Asked if he is a better natural replacement for England captain and goalscoring sensation Kane than any other strikers in the current Three Lions player pool, Murray chuckles and dishes out another self-deprecating barb.
“I’m just 40 percent less than him on every count!” Murray laughed. “He [Kane] is phenomenal. He has shown that season after season. I don’t think Southgate has got anybody like-for-like, or similar shall we say, but I don’t think there is a like-for-like out there on the planet, at a similar age. I don’t think you have anybody in the squad who has similar attributes to Kane in the squad. Southgate knows what he is doing. You just never know in football. I’ve learned that over a long career in football. It may come. It may never come. You just don’t know.”
Taking a glance at the varnished wooden board in the museum which has a list of every Brighton player to ever play on the international stage while at the club, Murray lists through the names of those who have come before him. Both Ireland and Scotland previously enquired about Murray’s eligibility to play for them, but it wasn’t possible.
What he has proved is that the impossible is possible.
From Workington Reds to Carlisle United.

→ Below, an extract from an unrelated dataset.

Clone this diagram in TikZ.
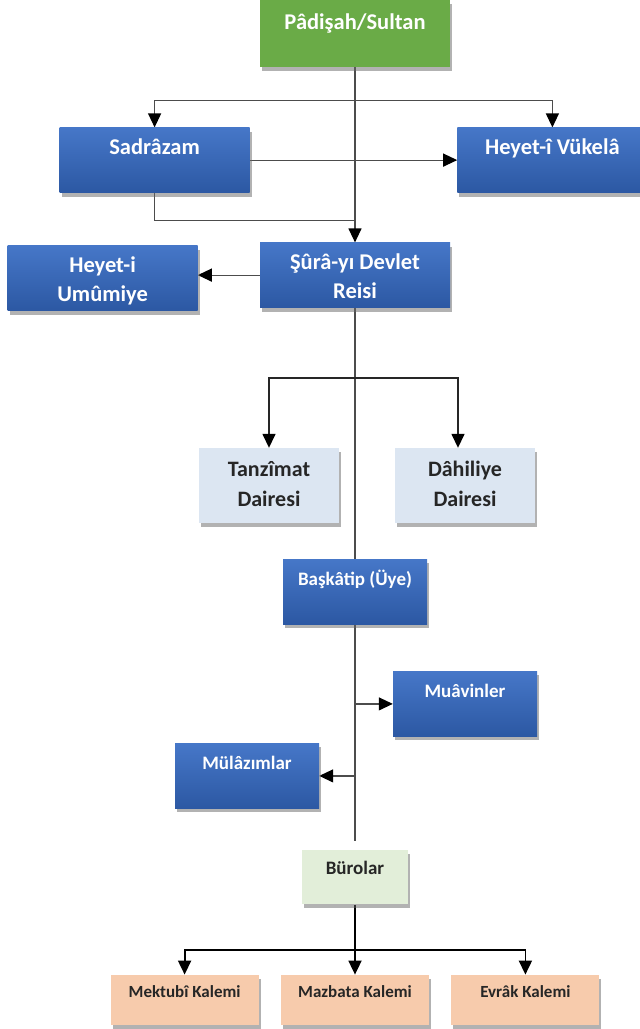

Rochdale to Brighton via Stockport. Crystal Palace to Reading and Bournemouth. And, of course, back to Brighton. His journey epitomizes what is possible when you have belief in your own ability and never, ever, give up.
“I just always wanted to prove myself. I always wanted my peers to respect me and to enjoy playing with me and wanting to play with me. And any doubters out there, just prove them wrong,” Murray said. “It is just all about that hunger really, of wanting to succeed. For me, wanting to scoring goals. That has never changed, and for me it will never diminish.”
That hunger, and those goals, mean a section in Brighton & Hove Albion’s museum will be dedicated to Murray. He’s not in there yet, but there’s a nice blank section right in the center waiting for him.